I cried the whole way back from dropping off my son this morning feeling sorry for myself that I am deserting my son (harsh and definitely not true) and that I'm an unfit mother - you can see the way my brain works.  I'm not going to toot my own horn but I know for a fact that that's not true either and I'm being way to hard on myself.  I can write this but I cannot reassure myself this as my heart is breaking faster than I can put it back together.

As I sit here, still crying and feeling sorry for myself I think about how many women have gone through this heartache before me, was it so difficult for my mum to send my sister and I off? And for her mum before her? And then her mum? 

Like I've said before, I know sometimes my son and I get bored of each other but I wouldn't change things for the world.  I will truly miss spending all day long with him, 5 days a week (the weekends are daddy time), watching his little face while he's sleeping, cuddles in bed for mid morning nap time, playing and chatting while I change his nappy and clothes, his face when he really loves something I'm feeding him, kissing the back of his head when he's sitting on my lap and we're watching nursery rhymes or reading, playing peekaboo and seeing him craning his neck to try to find me...  I could go on and on and yet these are moments only I will remember as my son unfortunately will continue to forget them as he gets older.  Motherhood is a cruel game but also the best club to be a member of especially when you do remember moments like those I have just mentioned.  Despite all of the tears and sadness, I'm so lucky to be a mummy to the best little boy in the world, my heart is so full of love for him and hopefully absence will make the heart grow fonder.  That being said, any fonder and my heart would explode! 

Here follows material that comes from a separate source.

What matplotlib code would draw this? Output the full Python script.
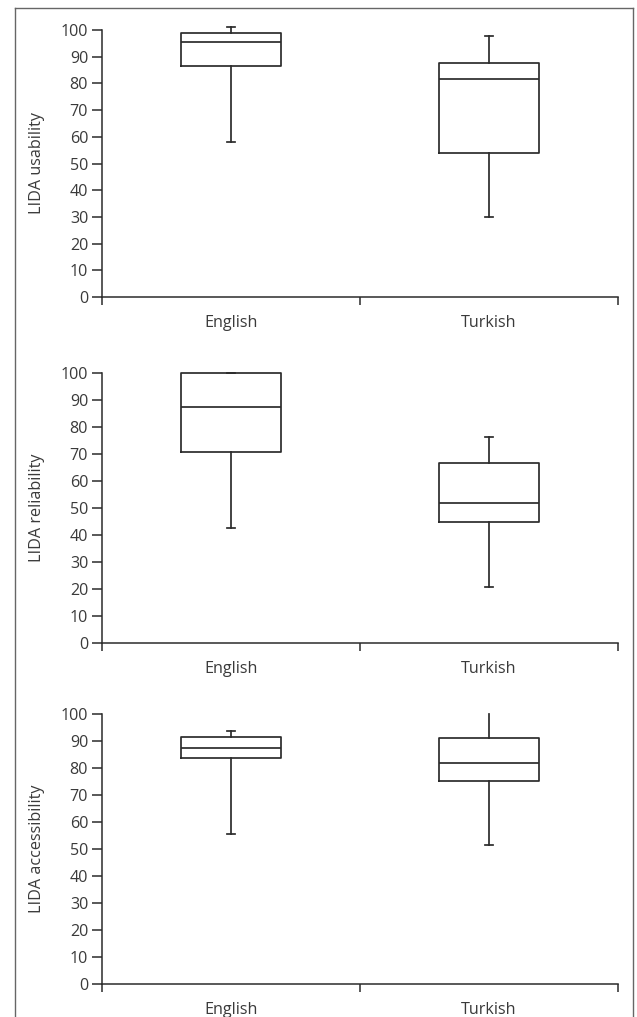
import matplotlib
matplotlib.use("Agg")
import matplotlib.pyplot as plt
from matplotlib.lines import Line2D

plt.rcParams['font.family'] = ['Open Sans', 'DejaVu Sans']

groups = ["English", "Turkish"]
y_labels = ["LIDA usability", "LIDA reliability", "LIDA accessibility"]

# five-number summaries per panel: [English, Turkish]
whis_low = [[58.1, 29.9], [42.6, 20.7], [55.4, 51.5]]
q1 = [[86.6, 54.1], [70.5, 44.6], [83.6, 75.3]]
median = [[95.6, 81.6], [87.3, 51.9], [87.5, 82.0]]
q3 = [[98.7, 87.7], [100.0, 66.7], [91.6, 91.0]]
whis_high = [[101.2, 97.7], [100.0, 76.3], [93.8, 99.9]]

y_ticks = list(range(0, 101, 10))

W, H = 637, 1017
fig = plt.figure(figsize=(W / 100, H / 100), dpi=100)

ink = "#2b2b2b"
text_c = "#3a3a3a"
fs = 11.6

# panel extents in pixels: (left, right, top of axis, bottom of axis)
panels = [(102, 618, 30, 297), (102, 618, 372.7, 642.7), (102, 618, 714, 984)]

for i, (l, r, t, b) in enumerate(panels):
    ax = fig.add_axes([l / W, 1 - b / H, (r - l) / W, (b - t) / H])
    stats = []
    for j, g in enumerate(groups):
        stats.append(dict(label=g, med=median[i][j], q1=q1[i][j], q3=q3[i][j],
                          whislo=whis_low[i][j], whishi=whis_high[i][j], fliers=[]))
    lw = 1.25
    art = ax.bxp(stats, positions=[1, 2], widths=0.39, capwidths=0.028,
                 showfliers=False, patch_artist=False,
                 boxprops=dict(color=ink, linewidth=lw),
                 medianprops=dict(color=ink, linewidth=lw),
                 whiskerprops=dict(color=ink, linewidth=lw),
                 capprops=dict(color=ink, linewidth=lw))
    for key in art:
        for a in art[key]:
            a.set_clip_on(False)
    if i == 2:
        # upper whisker of the Turkish accessibility box has no cap
        art["caps"][3].set_visible(False)

    ax.set_xlim(0.5, 2.5)
    ax.set_ylim(0, 100)
    ax.set_yticks(y_ticks)
    ax.set_xticks([0.5, 1.5, 2.5])
    ax.set_xticklabels([])
    ax.set_xticks([1, 2], minor=True)
    ax.set_xticklabels(groups, minor=True)
    ax.tick_params(axis="x", which="major", direction="out", length=6, width=1.1, color=ink)
    ax.tick_params(axis="x", which="minor", length=0, pad=13, labelsize=fs, labelcolor=text_c)
    ax.tick_params(axis="y", direction="out", length=7, width=1.1, color=ink,
                   labelsize=fs, labelcolor=text_c, pad=3)
    for s in ["top", "right"]:
        ax.spines[s].set_visible(False)
    for s in ["left", "bottom"]:
        ax.spines[s].set_color(ink)
        ax.spines[s].set_linewidth(1.1)
    ax.set_ylabel(y_labels[i], fontsize=fs, color=text_c, labelpad=11)
    ax.patch.set_alpha(0)

# outer frame (left, top and right edges)
frame_c = "#666666"
fx0, fx1, fy0 = 14.5 / W, 633 / W, 1 - 8.3 / H
fig.add_artist(Line2D([fx0, fx0], [0, fy0], color=frame_c, linewidth=1.0))
fig.add_artist(Line2D([fx1, fx1], [0, fy0], color=frame_c, linewidth=1.0))
fig.add_artist(Line2D([fx0, fx1], [fy0, fy0], color=frame_c, linewidth=1.0))

fig.savefig("out.png", dpi=100)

Ok, I think I'm done now.  Off to finish of the rest of my to do list before my very early bedtime. 

~AB~

Tuesday 1 September 2015

A big bubble of happy

The weekend just gone was the last bank holiday weekend in the UK till Christmas which is both sad and exciting as this year has flown by so quickly.

I have always believed in the thought process that if you surround yourself with happy people and try to maintain happy thoughts that you truly will live a happy life.  I have always found mindfulness when it comes to happiness a particularly difficult emotion to hold on to as I am always too busy remembering something I did wrong or something that I wished I could change.  I know I have said before that I really am grateful for my life as it is in this moment and I wouldn't change anything about it but I still find myself lingering on memories which threaten to remove all traces of happiness because even in my mind I blow them out of proportion.

There is always that one person though that puts a downer on everything.  I sometimes think that amongst my friends, that person is me and maybe I am being harsh but it's what I mostly know to be true.  In my life, I definitely have at least one person who really does blow things out of proportion.  Usually I can keep my calm (sort of) but this week I have found them particularly draining.  My hormones have been all over the place and having my son in nursery has not helped.  Having my guard down and listening to someone drivel on about all of their misfortune (from years ago) and of the things I could do to improve myself did not make for easy listening and it really is hard to stay present and in the moment when you have such a distraction.   Thankfully though, as exhausting as my week has been and as difficult as it was enduring someone so obviously unhappy with their lives I got to spend my entire long weekend with my boys before I start back at work next week.

Despite the fact the weather was so rubbish this weekend and my son having a viral infection, the three of us got to spend some serious quality time together and I would like to think my son appreciated our time.  I just wish it wasn't the end of my maternity leave so soon!